Calabria also suggested that Samuels should come and see a closing shift to know just how bad the issue is. His last suggestion was to show the students that they’re trying.
“Show students they care and appreciate the work that they’re doing. This could come in a wage increase or some sort of back pay,” Calabria said. “Some sort of incentive to keep them going.”
This may pose issues though as Housing and Dining do not decide wages, so this prospect might be out of reach. Leong had some other ideas.
“Go back to our regular closing hours of 7:30 and 7,” Leong said. “They’ll be people missing out on us, but our closing hours are really bad. It would really help morale.”

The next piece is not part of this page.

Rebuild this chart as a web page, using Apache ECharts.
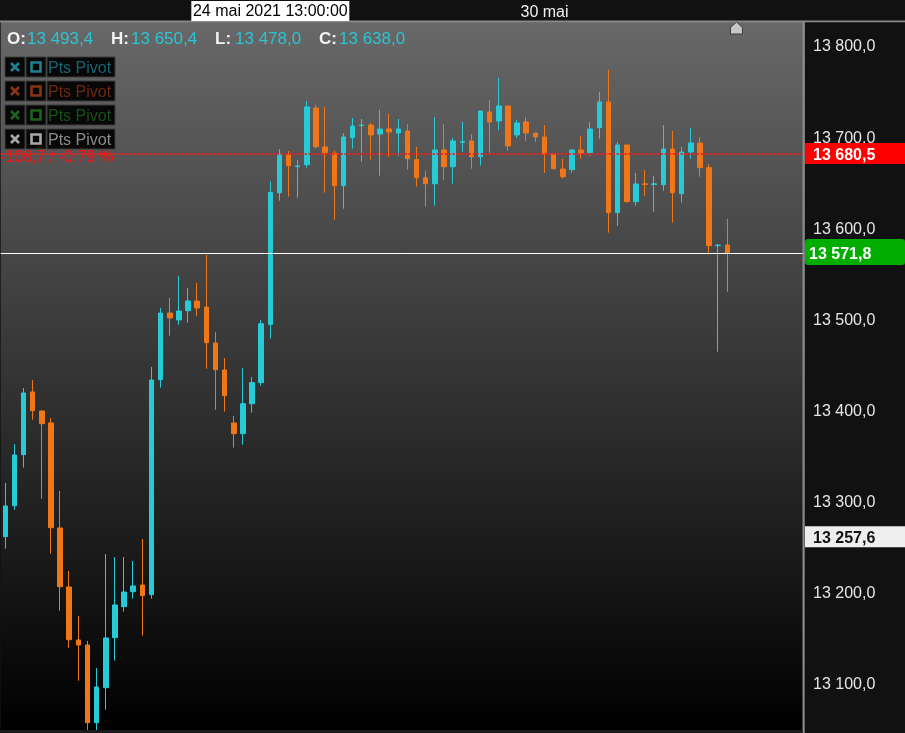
<!DOCTYPE html>
<html>
<head>
<meta charset="utf-8">
<script src="https://cdn.jsdelivr.net/npm/echarts@6/dist/echarts.min.js"></script>
<style>
html,body{margin:0;padding:0;background:#111;}
#chart{width:905px;height:733px;}
</style>
</head>
<body>
<div id="chart"></div>
<script>
// ---- data ----
const openV  = [13260.5,13294.5,13350.5,13419.3,13398.4,13385.3,13270.1,13205.3,13147.2,13141.7,
                13056.4,13094.8,13149.7,13183.7,13200.2,13207.5,13196.9,13432.8,13505.9,13498.3,
                13508.5,13519.1,13512.5,13473.0,13443.4,13385.3,13373.5,13406.4,13429.5,13493.4,
                13637.9,13679.3,13666.5,13668.7,13730.9,13688.1,13681.2,13645.6,13698.3,13711.5,
                13712.2,13702.3,13707.8,13703.4,13705.6,13674.2,13654.4,13647.8,13684.8,13666.5,
                13693.2,13694.7,13677.4,13726.5,13716.6,13733.1,13701.3,13715.5,13703.4,13699.1,
                13680.4,13663.9,13663.2,13684.8,13681.8,13709.3,13737.5,13616.0,13690.3,13628.1,
                13647.6,13646.9,13646.7,13685.9,13636.8,13682.6,13692.5,13665.4,13579.8,13580.6];
const highV  = [13319.4,13362.2,13423.7,13432.4,13398.4,13390.7,13310.6,13222.9,13173.5,13146.1,
                13116.4,13241.5,13238.2,13238.2,13233.8,13258.0,13446.7,13511.4,13522.4,13546.5,
                13533.4,13538.9,13569.6,13485.1,13456.6,13392.9,13445.6,13435.7,13498.3,13650.4,
                13685.9,13683.7,13673.8,13738.6,13734.2,13732.0,13684.0,13703.4,13719.9,13718.8,
                13714.4,13728.7,13724.3,13718.8,13713.3,13688.1,13662.1,13721.0,13713.3,13698.0,
                13715.5,13702.3,13727.6,13739.7,13763.8,13733.1,13717.7,13721.0,13703.4,13712.2,
                13681.5,13674.9,13685.9,13700.2,13715.5,13748.4,13772.6,13693.6,13690.3,13659.6,
                13662.8,13656.3,13712.2,13705.6,13688.1,13708.9,13699.1,13669.4,13581.7,13609.1];
const lowV   = [13247.3,13290.1,13336.2,13388.9,13302.2,13241.9,13179.3,13138.7,13102.5,13047.5,
                13047.5,13070.7,13124.5,13178.2,13192.5,13151.9,13192.5,13424.0,13481.0,13493.1,
                13495.3,13502.7,13444.8,13399.8,13397.7,13358.2,13361.4,13396.6,13426.2,13478.0,
                13629.2,13633.6,13632.5,13665.4,13686.2,13637.9,13608.3,13620.4,13686.2,13672.0,
                13674.2,13656.6,13677.4,13678.5,13663.2,13644.5,13622.6,13623.7,13652.2,13647.8,
                13682.9,13664.3,13667.6,13681.8,13706.7,13683.7,13698.0,13694.7,13693.6,13659.6,
                13663.2,13653.3,13659.9,13675.2,13678.5,13697.2,13594.1,13601.7,13627.0,13623.7,
                13634.7,13617.1,13640.1,13605.0,13627.0,13675.2,13655.5,13569.9,13463.5,13529.3];
const closeV = [13294.2,13350.1,13418.2,13398.8,13384.5,13270.4,13205.6,13147.5,13141.7,13056.4,
                13095.6,13149.4,13185.6,13199.8,13206.4,13195.8,13432.4,13505.9,13500.5,13508.1,
                13519.1,13511.4,13473.4,13443.7,13415.2,13373.5,13406.4,13429.5,13494.2,13638.0,
                13680.4,13667.6,13667.3,13732.0,13688.4,13681.8,13645.6,13699.1,13711.1,13712.2,
                13701.3,13707.8,13704.5,13707.8,13675.2,13654.4,13647.8,13684.8,13666.5,13694.7,
                13694.0,13677.4,13727.6,13715.5,13733.1,13689.2,13714.4,13703.4,13699.1,13680.4,
                13664.3,13655.5,13684.8,13681.5,13707.8,13737.5,13616.0,13690.3,13628.1,13647.5,
                13646.9,13647.6,13685.9,13637.9,13682.6,13692.5,13665.4,13579.8,13580.4,13571.8];
const slotCount = 88;                       // 80 candles + empty future slots
const categories = Array.from({length: slotCount}, (_, i) => 'c' + i);
const yTicks = [13100, 13200, 13300, 13400, 13500, 13600, 13700, 13800];
const hoverIndex = 29;
const hoverLabel = '24 mai 2021 13:00:00';
const dayIndex = 59;
const dayLabel = '30 mai';
const nextIndex = 80;
const refLevel = 13680.5;     // red dotted reference
const lastPrice = 13571.8;    // current price
const markLevel = 13257.6;    // white tag
const changeText = '-108,7 / -0,79 %';
const pivotColors = ['#176572', '#6e2810', '#175217', '#8a8a8a'];
const pivotMarkColors = ['#1d8190', '#8a3414', '#1c631c', '#a8a8a8'];
const pivotText = 'Pts Pivot';

// ---- helpers ----
const fmt = v => { const [i, d] = v.toFixed(1).split('.'); return i.replace(/\B(?=(\d{3})+(?!\d))/g, ' ') + ',' + d; };
const UP = '#27cbd8', DOWN = '#ef7718';
const FONT = "'Liberation Sans', Arial, sans-serif";
const DY = 1.5;   // small text baseline nudge

const candles = openV.map((o, i) => [o, closeV[i], lowV[i], highV[i]]);

const chart = echarts.init(document.getElementById('chart'), null, {renderer: 'canvas'});
chart.setOption({
  backgroundColor: '#111111',
  animation: false,
  grid: {
    left: 0.7, right: 100, top: 22, bottom: 3, show: true, borderWidth: 0,
    backgroundColor: {type: 'linear', x: 0, y: 0, x2: 0, y2: 1,
      colorStops: [{offset: 0, color: '#686868'}, {offset: 1, color: '#000000'}]}
  },
  xAxis: {
    type: 'category', data: categories, position: 'top', boundaryGap: true,
    axisLine: {show: false}, axisTick: {show: false}, splitLine: {show: false},
    axisLabel: {
      interval: (idx) => idx === dayIndex,
      formatter: () => dayLabel,
      color: '#f0f0f0', fontSize: 16, fontFamily: FONT, margin: 9, verticalAlign: 'middle'
    }
  },
  yAxis: {
    type: 'value', position: 'right', min: 13048.4, max: 13825.2, scale: true,
    axisLine: {show: false}, axisTick: {show: false}, splitLine: {show: false},
    axisLabel: {customValues: yTicks, formatter: v => '{t|' + fmt(v) + '}', margin: 8,
      rich: {t: {color: '#e6e6e6', fontSize: 16, fontFamily: FONT, padding: [4, 0, 0, 0]}}}
  },
  series: [{
    type: 'candlestick', data: candles, barWidth: 5,
    itemStyle: {color: UP, color0: DOWN, borderColor: UP, borderColor0: DOWN, borderWidth: 1},
    markLine: {
      silent: true, symbol: 'none', animation: false, label: {show: false},
      data: [
        {yAxis: refLevel, lineStyle: {color: '#ff1a1a', type: [2, 2], width: 2}},
        {yAxis: lastPrice, lineStyle: {color: '#ffffff', type: 'solid', width: 1}}
      ]
    }
  }]
});

// ---- overlays placed through the axes ----
const px = i => chart.convertToPixel({xAxisIndex: 0}, categories[i]);
const py = v => chart.convertToPixel({yAxisIndex: 0}, v);
const g = [];
// separators
g.push({type: 'rect', shape: {x: 0, y: 20.5, width: 905, height: 1.8}, style: {fill: '#8a8a8a'}, z: 100});
g.push({type: 'rect', shape: {x: 802.5, y: 21, width: 2.2, height: 712}, style: {fill: '#8a8a8a'}, z: 100});
// hovered date box
const hx = px(hoverIndex);
g.push({type: 'rect', shape: {x: hx - 79, y: 1, width: 158, height: 20}, style: {fill: '#ffffff'}, z: 100});
g.push({type: 'text', x: hx, y: 12, style: {text: hoverLabel, fill: '#000', font: '16px ' + FONT, align: 'center', verticalAlign: 'middle'}, z: 101});
// next-candle marker
const nx = px(nextIndex);
g.push({type: 'polygon', shape: {points: [[nx - 6, 34], [nx + 6, 34], [nx + 6, 27.5], [nx, 22], [nx - 6, 27.5]]},
  style: {fill: '#c6c6c6', stroke: '#3a3a3a', lineWidth: 1}, z: 100});
// OHLC header
const hdr = [['O:', openV[hoverIndex], 7, 27], ['H:', highV[hoverIndex], 111, 131], ['L:', lowV[hoverIndex], 215, 235], ['C:', closeV[hoverIndex], 319, 339]];
hdr.forEach(([k, v, kx, vx]) => {
  g.push({type: 'text', x: kx, y: 37.5 + DY, style: {text: k, fill: '#f2f2f2', font: 'bold 17px ' + FONT, verticalAlign: 'middle'}, z: 100});
  g.push({type: 'text', x: vx, y: 37.5 + DY, style: {text: fmt(v), fill: '#2ac6d4', font: '17px ' + FONT, verticalAlign: 'middle'}, z: 100});
});
// pivot legend rows
pivotColors.forEach((c, r) => {
  const y0 = 57 + r * 24;
  g.push({type: 'rect', shape: {x: 5, y: y0, width: 20, height: 20}, style: {fill: '#070707', stroke: '#3c3c3c', lineWidth: 1}, z: 100});
  g.push({type: 'rect', shape: {x: 26, y: y0, width: 20, height: 20}, style: {fill: '#070707', stroke: '#3c3c3c', lineWidth: 1}, z: 100});
  g.push({type: 'rect', shape: {x: 47, y: y0, width: 68, height: 20}, style: {fill: '#070707', stroke: '#3c3c3c', lineWidth: 1}, z: 100});
  const mc = pivotMarkColors[r];
  g.push({type: 'line', shape: {x1: 11, y1: y0 + 6, x2: 19, y2: y0 + 14}, style: {stroke: mc, lineWidth: 2.6}, z: 101});
  g.push({type: 'line', shape: {x1: 19, y1: y0 + 6, x2: 11, y2: y0 + 14}, style: {stroke: mc, lineWidth: 2.6}, z: 101});
  g.push({type: 'rect', shape: {x: 31.5, y: y0 + 5.5, width: 9, height: 9}, style: {fill: 'none', stroke: mc, lineWidth: 2.6}, z: 101});
  g.push({type: 'text', x: 48, y: y0 + 10.5 + DY, style: {text: pivotText, fill: c, font: '16px ' + FONT, verticalAlign: 'middle'}, z: 101});
});
// change text
g.push({type: 'text', x: 0, y: py(refLevel) + 2.5 + DY, style: {text: changeText, fill: '#ff1010', font: '16px ' + FONT, verticalAlign: 'middle'}, z: 100});
// axis tags
const ry = py(refLevel), ly = py(lastPrice), wy = py(markLevel);
g.push({type: 'rect', shape: {x: 805, y: ry - 11, width: 100, height: 21}, style: {fill: '#ff0000'}, z: 100});
g.push({type: 'text', x: 813, y: ry + DY, style: {text: fmt(refLevel), fill: '#fff', font: 'bold 16px ' + FONT, verticalAlign: 'middle'}, z: 101});
g.push({type: 'rect', shape: {x: 805, y: ly - 14, width: 100, height: 26, r: 3}, style: {fill: '#00ad00'}, z: 100});
g.push({type: 'text', x: 809, y: ly + DY, style: {text: fmt(lastPrice), fill: '#fff', font: 'bold 16px ' + FONT, verticalAlign: 'middle'}, z: 101});
g.push({type: 'rect', shape: {x: 805, y: wy - 13, width: 100, height: 21}, style: {fill: '#eeeeee'}, z: 100});
g.push({type: 'text', x: 813, y: wy - 2 + DY, style: {text: fmt(markLevel), fill: '#111', font: 'bold 16px ' + FONT, verticalAlign: 'middle'}, z: 101});
// bottom edge
g.push({type: 'rect', shape: {x: 0, y: 730, width: 802.5, height: 3}, style: {fill: '#1c1c1c'}, z: 100});

chart.setOption({graphic: g});
</script>
</body>
</html>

If getting hired at Gracie’s is something that interests you, the process is relatively painless.
“Typically anyone who applies will get hired,” Calabria said.

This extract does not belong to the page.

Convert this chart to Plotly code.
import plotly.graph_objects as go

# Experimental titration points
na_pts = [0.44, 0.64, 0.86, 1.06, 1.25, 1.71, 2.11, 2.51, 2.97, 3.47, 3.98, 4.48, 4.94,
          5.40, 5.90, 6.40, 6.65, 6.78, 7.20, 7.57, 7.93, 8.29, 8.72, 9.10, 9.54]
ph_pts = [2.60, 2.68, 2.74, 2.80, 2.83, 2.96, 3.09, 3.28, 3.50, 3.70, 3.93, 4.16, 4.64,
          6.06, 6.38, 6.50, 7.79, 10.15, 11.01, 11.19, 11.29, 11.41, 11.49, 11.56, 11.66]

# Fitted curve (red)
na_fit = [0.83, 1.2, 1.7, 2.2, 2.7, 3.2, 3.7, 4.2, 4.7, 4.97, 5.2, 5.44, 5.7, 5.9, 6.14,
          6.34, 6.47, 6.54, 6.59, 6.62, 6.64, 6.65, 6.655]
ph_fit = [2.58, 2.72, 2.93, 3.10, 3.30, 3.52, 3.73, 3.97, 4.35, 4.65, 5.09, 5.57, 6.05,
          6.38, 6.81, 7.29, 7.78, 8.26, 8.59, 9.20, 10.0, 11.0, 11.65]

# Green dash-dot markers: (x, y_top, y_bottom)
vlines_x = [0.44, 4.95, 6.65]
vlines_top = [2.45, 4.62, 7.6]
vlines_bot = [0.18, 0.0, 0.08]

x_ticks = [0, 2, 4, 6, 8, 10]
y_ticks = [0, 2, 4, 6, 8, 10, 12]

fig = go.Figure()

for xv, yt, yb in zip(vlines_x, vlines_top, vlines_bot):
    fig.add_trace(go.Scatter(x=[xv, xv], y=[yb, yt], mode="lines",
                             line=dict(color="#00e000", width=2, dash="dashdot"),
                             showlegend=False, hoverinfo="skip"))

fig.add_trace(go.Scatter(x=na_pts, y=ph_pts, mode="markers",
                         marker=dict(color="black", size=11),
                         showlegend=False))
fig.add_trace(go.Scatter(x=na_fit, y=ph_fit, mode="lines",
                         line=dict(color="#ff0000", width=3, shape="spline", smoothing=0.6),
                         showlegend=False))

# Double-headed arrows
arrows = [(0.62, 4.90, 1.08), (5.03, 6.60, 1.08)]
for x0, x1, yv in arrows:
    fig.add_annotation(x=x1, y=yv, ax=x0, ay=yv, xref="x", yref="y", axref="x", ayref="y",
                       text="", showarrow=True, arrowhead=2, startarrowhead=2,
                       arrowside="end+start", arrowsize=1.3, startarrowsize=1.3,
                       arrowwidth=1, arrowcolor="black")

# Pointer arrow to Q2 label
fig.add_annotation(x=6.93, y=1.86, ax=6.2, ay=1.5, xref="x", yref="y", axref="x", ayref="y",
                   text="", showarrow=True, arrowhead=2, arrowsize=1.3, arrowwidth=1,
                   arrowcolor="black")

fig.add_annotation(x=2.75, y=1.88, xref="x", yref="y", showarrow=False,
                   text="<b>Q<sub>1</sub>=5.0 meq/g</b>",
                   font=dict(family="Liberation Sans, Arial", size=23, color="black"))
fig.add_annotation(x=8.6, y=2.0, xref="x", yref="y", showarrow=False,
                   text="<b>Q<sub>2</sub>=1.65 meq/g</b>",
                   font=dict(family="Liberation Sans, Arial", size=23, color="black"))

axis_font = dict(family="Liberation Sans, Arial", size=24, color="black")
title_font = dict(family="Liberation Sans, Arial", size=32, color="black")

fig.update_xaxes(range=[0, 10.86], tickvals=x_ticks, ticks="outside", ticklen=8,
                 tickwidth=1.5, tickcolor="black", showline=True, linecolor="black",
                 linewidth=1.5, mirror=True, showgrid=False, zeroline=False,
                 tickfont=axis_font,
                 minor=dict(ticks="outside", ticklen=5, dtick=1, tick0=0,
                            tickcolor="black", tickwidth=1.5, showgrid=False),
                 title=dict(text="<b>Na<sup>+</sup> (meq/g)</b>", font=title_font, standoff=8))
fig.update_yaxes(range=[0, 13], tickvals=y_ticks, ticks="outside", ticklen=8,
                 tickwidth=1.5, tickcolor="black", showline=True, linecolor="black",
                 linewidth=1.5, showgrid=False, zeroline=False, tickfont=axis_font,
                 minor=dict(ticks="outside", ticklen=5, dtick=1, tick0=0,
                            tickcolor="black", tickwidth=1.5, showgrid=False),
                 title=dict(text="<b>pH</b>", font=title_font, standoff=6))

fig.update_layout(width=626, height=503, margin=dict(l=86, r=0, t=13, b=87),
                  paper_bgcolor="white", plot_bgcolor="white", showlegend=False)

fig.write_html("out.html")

You bring your resume into Gracie’s, speak with a supervisor and you’re hired. Calabria described Gracie’s as a “fun place to work.”
“The student managers are great, the people are great. I’ve made good friends there,” he said.
In addition to or instead of applying to work, you can attend SG committee meetings in the SG office from 9 a.m to 10 a.m. on Mondays to talk more about the issue.
The workers hope that students who eat at Gracie’s can understand the position that they’re in.
“We shouldn’t be making excuses for our service, but I want to show [students] that there is some justification,” Leong said.
Olsen had some points to add.
“There’s a stigma at Gracie’s, but we work hard. We have professional chefs with years of schooling, and we are doing our best with what we’re given,” he said.
According to Calabria, the point of the renovations was to increase customer satisfaction. They made modifications to the menu and added new stations. However, it’s hard to enforce these new advancements when they don’t have the workforce they need.
“Students need to be patient with us. There are not enough resources to show off the changes we are working on,” Calabria explained. “It’s upsetting because students are paying a lot to be here and eat here ... I enjoyed working at Gracie’s. It makes me feel uncomfortable that I’m relieved to not work there anymore.”